If Wilson had not deceived the United States into entering WWI, it is very likely that the USSR would not have been created. Nor would he have been able to set up the treaty of Versaille, which lead directly to a continuation of WWI (v 2.0) a mere 20 years later.

When are we going to admit our foreign policy's culpability (since the end of WWI) in the formation of virulent anti-US sentiment among the Mohammedan hordes?

Perhaps instead of asserting our wisdom and magnanimity with the creation of "pro-western democracies" around the world, we should keep our nose out of other peoples business.

Ron: Educate yourself
I'm not going to rebut every point of your post but a few biggies:

1) We didn't empower the creation of the Bolshevik regime, the Tsar did that himself by going off to the front, generally seeming out of touch, getting millions killed because of treaty obligations to France, Rasputin, etc.

2) Wilson didn't "set up the Treaty of Versailles," that's just plain ignorant. The US refused to ratify or support the treaty and objected to much of it, predicting the result would be another war (you got that part right.)

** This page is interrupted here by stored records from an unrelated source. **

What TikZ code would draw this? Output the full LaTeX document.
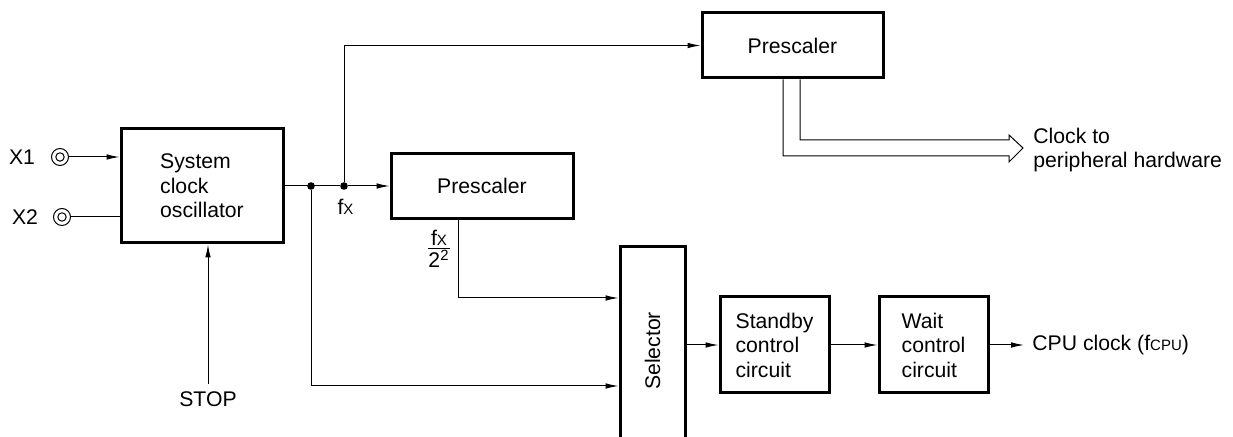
\documentclass[tikz,border=0pt]{standalone}
\usepackage{fontspec}
\setmainfont{Liberation Sans}
\usepackage{graphicx}
\usetikzlibrary{arrows.meta,calc}
\newcommand\dgfont{\fontsize{10.6pt}{12.25pt}\selectfont}
\newcommand\smallx{{\fontsize{7.5pt}{8pt}\selectfont X}}
\begin{document}
\begin{tikzpicture}[x=0.5pt,y=-0.5pt,
  every node/.style={font=\dgfont},
  blk/.style={draw, line width=1.5pt, inner sep=0pt, align=left},
  wire/.style={line width=0.5pt},
  arr/.style={wire, -{Latex[length=6.5pt,width=2.8pt]}},
  dotn/.style={circle, fill, inner sep=0pt, minimum size=3.8pt},
  term/.style={circle, draw, line width=0.5pt, inner sep=0pt, minimum size=8.5pt,
    path picture={\draw[line width=0.5pt] (path picture bounding box.center) circle (2.1pt);}}]
\useasboundingbox (0,0) rectangle (1233,437);
\clip (0,0) rectangle (1233,437);

% blocks
\node[blk, minimum width=81pt, minimum height=57pt] (sys) at (202,186) {System\\clock\\oscillator};
\node[blk, minimum width=90.5pt, minimum height=32.5pt] (pre1) at (792.5,45.5) {Prescaler};
\node[blk, minimum width=91pt, minimum height=32.5pt] (pre2) at (482,186) {Prescaler};
\node[blk, minimum width=32.5pt, minimum height=104pt] (sel) at (652.5,351) {\rotatebox{90}{Selector}};
\node[blk, minimum width=54.5pt, minimum height=48pt] (stby) at (774.5,345) {Standby\\control\\circuit};
\node[blk, minimum width=54.5pt, minimum height=48pt] (wait) at (933.5,345) {Wait\\control\\circuit};

% labels and terminals
\node (x1) at (22,157) {X1};
\node (x2) at (25,217) {X2};
\node[term] (t1) at (60,157) {};
\node[term] (t2) at (62,217) {};
\node[dotn] (d1) at (311,186) {};
\node[dotn] (d2) at (344,186) {};
\node[anchor=base] (fx) at (345.5,215) {f\smallx};
\node (fx4) at (439,249) {$\frac{\hbox{f\smallx}}{\hbox{2\textsuperscript{2}}}$};
\node (stop) at (208,399) {STOP};
\coordinate (clk) at (1023,148);
\node[anchor=west, align=left, inner sep=0pt] (clktxt) at (1033,150) {Clock to\\peripheral hardware};
\node[anchor=west, inner xsep=4pt, inner ysep=0pt] (cpu) at (1024,345) {CPU clock (f{\fontsize{7.5pt}{8pt}\selectfont CPU})};

% connectors
\draw[arr] (t1) -- (sys.west |- t1);
\draw[wire] (t2) -- (sys.west |- t2);
\draw[wire] (sys.east) -- (d2);
\draw[arr] (d2) -- (pre2.west);
\draw[arr] (d2) |- (pre1.west);
\draw[arr] (d1) |- ($(sel.west)+(0,35)$);
\draw[arr] ($(pre2.south)+(-24,0)$) |- ($(sel.west)+(0,-53)$);
\draw[arr] (stop) -- (stop |- sys.south);
\draw[arr] (sel.east |- stby.west) -- (stby.west);
\draw[arr] (stby) -- (wait);
\draw[arr] (wait) -- (cpu);
\draw[wire, line join=miter] ($(pre1.south)+(-9.5,0)$) |- ($(clk)+(-14,8)$) -- ($(clk)+(-14,14)$) -- (clk)
  -- ($(clk)+(-14,-13)$) -- ($(clk)+(-14,-8)$) -| ($(pre1.south)+(7.5,0)$);
\end{tikzpicture}
\end{document}
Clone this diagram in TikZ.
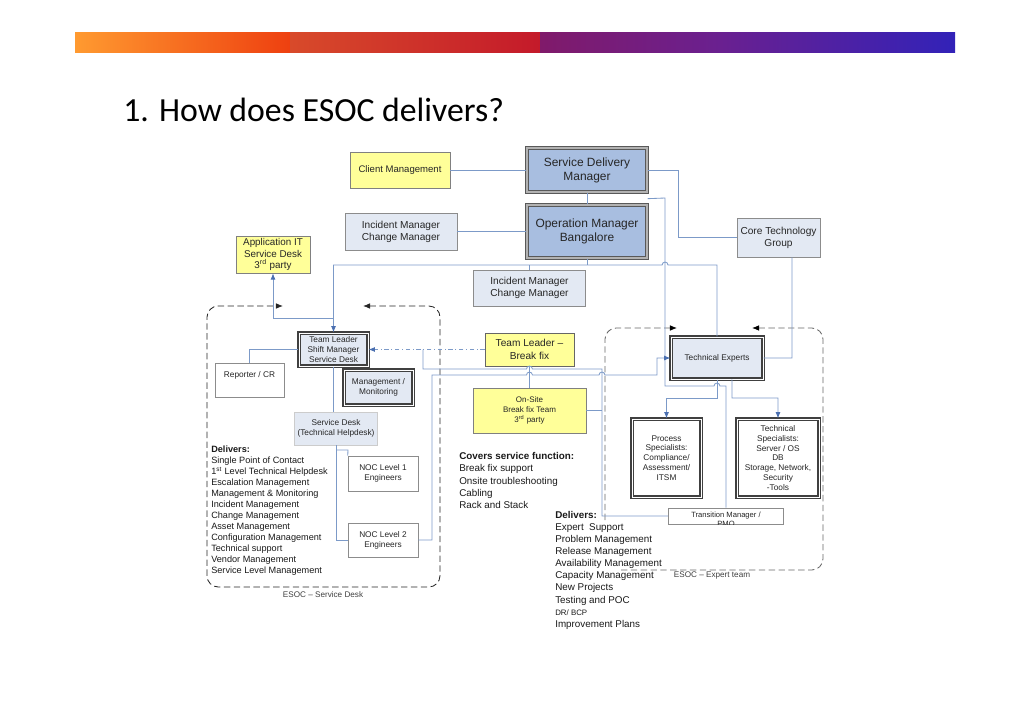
\documentclass[tikz,border=0pt]{standalone}
\usepackage{fontspec}
\setmainfont{Liberation Sans}
\newfontfamily\titlefont{Carlito}
\usetikzlibrary{arrows.meta}

\definecolor{boxyellow}{HTML}{FFFF99}
\definecolor{boxblue}{HTML}{A8BEE0}
\definecolor{boxlight}{HTML}{E3E9F3}
\definecolor{linkblue}{HTML}{7C9AC8}
\definecolor{arrowblue}{HTML}{4A6FB0}
\definecolor{barorange}{HTML}{FF9A30}
\definecolor{barredA}{HTML}{EE4010}
\definecolor{barredB}{HTML}{D84A2A}
\definecolor{barredC}{HTML}{C41A2A}
\definecolor{barpurple}{HTML}{801A6A}
\definecolor{barviolet}{HTML}{6A2090}
\definecolor{barblue}{HTML}{3222B8}

\begin{document}
\begin{tikzpicture}[x=0.025cm,y=-0.025cm,>={Latex[length=4.5pt,width=3.5pt]}]
  \tikzstyle{box}=[draw=black!45,inner sep=0pt,align=center,text=black!85,font=\fontsize{5.9}{7}\selectfont]
  \tikzstyle{ybox}=[box,fill=boxyellow,draw=black!50]
  \tikzstyle{lbox}=[box,fill=boxlight]
  \tikzstyle{wbox}=[box,fill=white]
  \tikzstyle{dbox}=[box,draw=black!75,line width=0.75pt,double=white,double distance=0.7pt]
  \tikzstyle{bbox}=[box,fill=boxblue,draw=black!65,line width=0.9pt,double=black!30,double distance=1.1pt,font=\fontsize{8.5}{10}\selectfont]
  \tikzstyle{link}=[draw=linkblue,line width=0.6pt]
  \tikzstyle{tolink}=[link,-{Latex[length=4.5pt,width=3.5pt,color=arrowblue]}]
  \tikzstyle{zone}=[dash pattern=on 4.5pt off 2.5pt,rounded corners=8pt,line width=0.6pt]
  \tikzstyle{list}=[anchor=north west,align=left,inner sep=0pt,text=black!90]
  \useasboundingbox (0,0) rectangle (1030,728);

  % header bar and title
  \shade[left color=barorange,right color=barredA] (75,33) rectangle (290,53);
  \shade[left color=barredB,right color=barredC] (290,33) rectangle (540,53);
  \shade[left color=barpurple,right color=barviolet] (540,33) rectangle (720,53);
  \shade[left color=barviolet,right color=barblue] (720,33) rectangle (955,53);
  \node[anchor=base west,inner sep=0pt,font=\titlefont\fontsize{24}{28}\selectfont] (title) at (123,122) {1. How does ESOC delivers?};

  % management boxes
  \node[ybox,minimum width=2.5cm,minimum height=0.9cm,font=\fontsize{6.8}{8}\selectfont] (clientm) at (400,170) {Client Management};
  \node[bbox,minimum width=3cm,minimum height=1.1cm] (sdm) at (587,170) {Service Delivery\\Manager};
  \node[bbox,minimum width=3cm,minimum height=1.325cm] (opm) at (587,231.5) {Operation Manager\\Bangalore};
  \node[lbox,minimum width=2.8cm,minimum height=0.925cm,font=\fontsize{7.2}{8.5}\selectfont] (incm1) at (401,231.5) {Incident Manager\\Change Manager};
  \node[ybox,minimum width=1.85cm,minimum height=0.925cm,font=\fontsize{7}{8.2}\selectfont] (appit) at (273,254.5) {Application IT\\Service Desk\\3\textsuperscript{rd} party};
  \node[lbox,minimum width=2.075cm,minimum height=0.975cm,font=\fontsize{7.2}{8.5}\selectfont] (coretg) at (778.5,237.5) {Core Technology\\Group};
  \node[lbox,minimum width=2.8cm,minimum height=0.9cm,font=\fontsize{7.2}{8.5}\selectfont] (incm2) at (529.5,288) {Incident Manager\\Change Manager};

  % service desk side
  \node[dbox,fill=boxlight,minimum width=1.725cm,minimum height=0.825cm] (tlsd) at (333.5,349.5) {Team Leader\\Shift Manager\\Service Desk};
  \node[wbox,minimum width=1.725cm,minimum height=0.85cm,text depth=8pt] (reporter) at (249.5,380) {Reporter / CR};
  \node[dbox,fill=boxlight,minimum width=1.725cm,minimum height=0.875cm] (mgmt) at (378.5,387.5) {Management /\\Monitoring};
  \node[lbox,draw=black!20,minimum width=2.075cm,minimum height=0.825cm] (sdesk) at (336,428.5) {Service Desk\\(Technical Helpdesk)};
  \node[wbox,minimum width=1.75cm,minimum height=0.875cm] (noc1) at (383,473.5) {NOC Level 1\\Engineers};
  \node[wbox,minimum width=1.75cm,minimum height=0.85cm] (noc2) at (383,540) {NOC Level 2\\Engineers};

  % break fix
  \node[ybox,draw=black!60,minimum width=2.225cm,minimum height=0.825cm,font=\fontsize{7.2}{9}\selectfont] (tlbf) at (529.5,349.5) {Team Leader –\\Break fix};
  \node[ybox,minimum width=2.825cm,minimum height=1.125cm,font=\fontsize{5.7}{7.2}\selectfont] (onsite) at (529.5,410.5) {On-Site\\Break fix Team\\3\textsuperscript{rd} party};

  % expert team
  \node[dbox,fill=boxlight,minimum width=2.3cm,minimum height=1.05cm] (texp) at (717,358) {Technical Experts};
  \node[dbox,fill=white,minimum width=1.725cm,minimum height=1.95cm] (procsp) at (666.5,458) {Process\\Specialists:\\Compliance/\\Assessment/\\ITSM};
  \node[dbox,fill=white,minimum width=2.05cm,minimum height=1.95cm] (techsp) at (778,458) {Technical\\Specialists:\\Server / OS\\DB\\Storage, Network,\\Security\\-Tools};
  \node[wbox,minimum width=2.875cm,minimum height=0.4cm] (transm) at (726,516) {};
  \begin{scope}
    \clip (transm.south west) rectangle (transm.north east);
    \node[align=center,inner sep=0pt,text=black!85,font=\fontsize{5.4}{6.5}\selectfont] (transmtxt) at ([yshift=-2.5pt]transm.center) {Transition Manager /\\PMO};
  \end{scope}

  % dashed team areas
  \draw[zone,black!85,{Latex[length=5pt,width=4pt]}-{Latex[length=5pt,width=4pt]}] (363,306) -- (440,306) -- (440,587) -- (207,587) -- (207,306) -- (283,306);
  \draw[zone,black!60,{Latex[length=5pt,width=4pt,color=black]}-] (752,328) -- (823,328) -- (823,570) -- (618,570);
  \draw[zone,black!60,-{Latex[length=5pt,width=4pt,color=black]}] (605,520) -- (605,328) -- (677,328);
  \node[font=\fontsize{5.8}{7}\selectfont,text=black!75] (sdlabel) at (323,595) {ESOC – Service Desk};
  \node[font=\fontsize{5.8}{7}\selectfont,text=black!75] (exlabel) at (712,575) {ESOC – Expert team};

  % text lists
  \node[list,font=\fontsize{6.5}{7.8}\selectfont] (sddel) at (211,446) {\textbf{Delivers:}\\Single Point of Contact\\1\textsuperscript{st} Level Technical Helpdesk\\Escalation Management\\Management \& Monitoring\\Incident Management\\Change Management\\Asset Management\\Configuration Management\\Technical support\\Vendor Management\\Service Level Management};
  \node[list,font=\fontsize{7}{8.8}\selectfont] (cover) at (459,452) {\textbf{Covers service function:}\\Break fix support\\Onsite troubleshooting\\Cabling\\Rack and Stack};
  \node[list,font=\fontsize{7}{8.6}\selectfont] (exdel) at (555,511) {\textbf{Delivers:}\\Expert\ \ Support\\Problem Management\\Release Management\\Availability Management\\Capacity Management\\New Projects\\Testing and POC\\{\fontsize{5.6}{8.6}\selectfont DR/ BCP}\\Improvement Plans};

  % connectors
  \draw[link] (clientm.east) -- (sdm.west);
  \draw[link] (sdm.south) -- (opm.north);
  \draw[link] (incm1.east) -- (opm.west);
  \draw[link] (opm.south) -- (587,265);
  \draw[link] (incm2.north) -- (529.5,265);
  \draw[tolink] (texp.north) -- (717,265) -- (668,265) arc[start angle=0,end angle=180,radius=2.1pt] -- (333.5,265) -- (tlsd.north);
  \draw[tolink] (333.5,318) -- (273,318) -- (appit.south);
  \draw[link] (sdm.east) -- (678,170) -- (678,237.5) -- (coretg.west);
  \draw[link] ([yshift=-4.3pt]sdm.south east) -- (665,198) -- (665,386) -- (714,386) arc[start angle=180,end angle=0,radius=2.1pt] -- (726,386) -- (transm.north);
  \draw[link] ([xshift=9.6pt]coretg.south) -- (792,358) -- (texp.east);
  \draw[tolink] (texp.south) -- (717,398) -- (666.5,398) -- (procsp.north);
  \draw[tolink] ([xshift=10.6pt]texp.south) -- (732,398) -- (778,398) -- (techsp.north);
  \draw[tolink,dash dot] (tlbf.west) -- (tlsd.east);
  \draw[link] (tlbf.south) -- (onsite.north);
  \draw[link] (423,349.5) -- (423,369) -- (526.5,369) arc[start angle=180,end angle=0,radius=2.1pt] -- (602,369) -- (602,516) -- (transm.west);
  \draw[link] (onsite.east) -- (602,410.5);
  \draw[tolink] (noc2.east) -- (432,540) -- (432,375) -- (526.5,375) arc[start angle=180,end angle=0,radius=2.1pt] -- (599,375) arc[start angle=180,end angle=0,radius=2.1pt] -- (657,375) -- (657,358) -- (texp.west);
  \draw[link] (tlsd.west) -- (249.5,349.5) -- (reporter.north);
  \draw[link] (tlsd.south) -- (tlsd.south |- sdesk.north);
  \draw[link] (sdesk.south) -- (336,540) -- (noc2.west);
  \draw[link] (336,450) -- (348,450) -- (noc1.north west);
\end{tikzpicture}
\end{document}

3) Our foreign policy of supporting innocent people whether they be Christian or Muslim really ought not earn us the sort of anti-US sentiment YOU expressed. I assume you really refer to the creation of Israel, the historic Jewish homeland. Why shouldn't Jews be there? You think that place which is the location of the First Temple and all the other Jewish and Christian holy places, the birthplace of Jesus, etc, was always Muslim?

4) When a country supports terrorism against us, that sort of makes it our business. Are you French by any chance?

Solzhenitsyn
As an ardent reader of all things Solzhenitsynesque I deplore you lumping him either Thatcher or Reagan.
When Solzhenitsyn arrived in the States after being made Stateless he did so against his will. Upon arrival he promptly became an ardent critic of Western weakness and indifferance with at least the same vehemance he used against the USSR.
Read his Nobel acceptance speech "One Word of Truth" and stop using this great man who was a most passionate Russian patriot, as some kind of foil against a Putin and Medved he probably supported, after all both Putin and Medved went to his funeral and were welcomed by his wife and sons.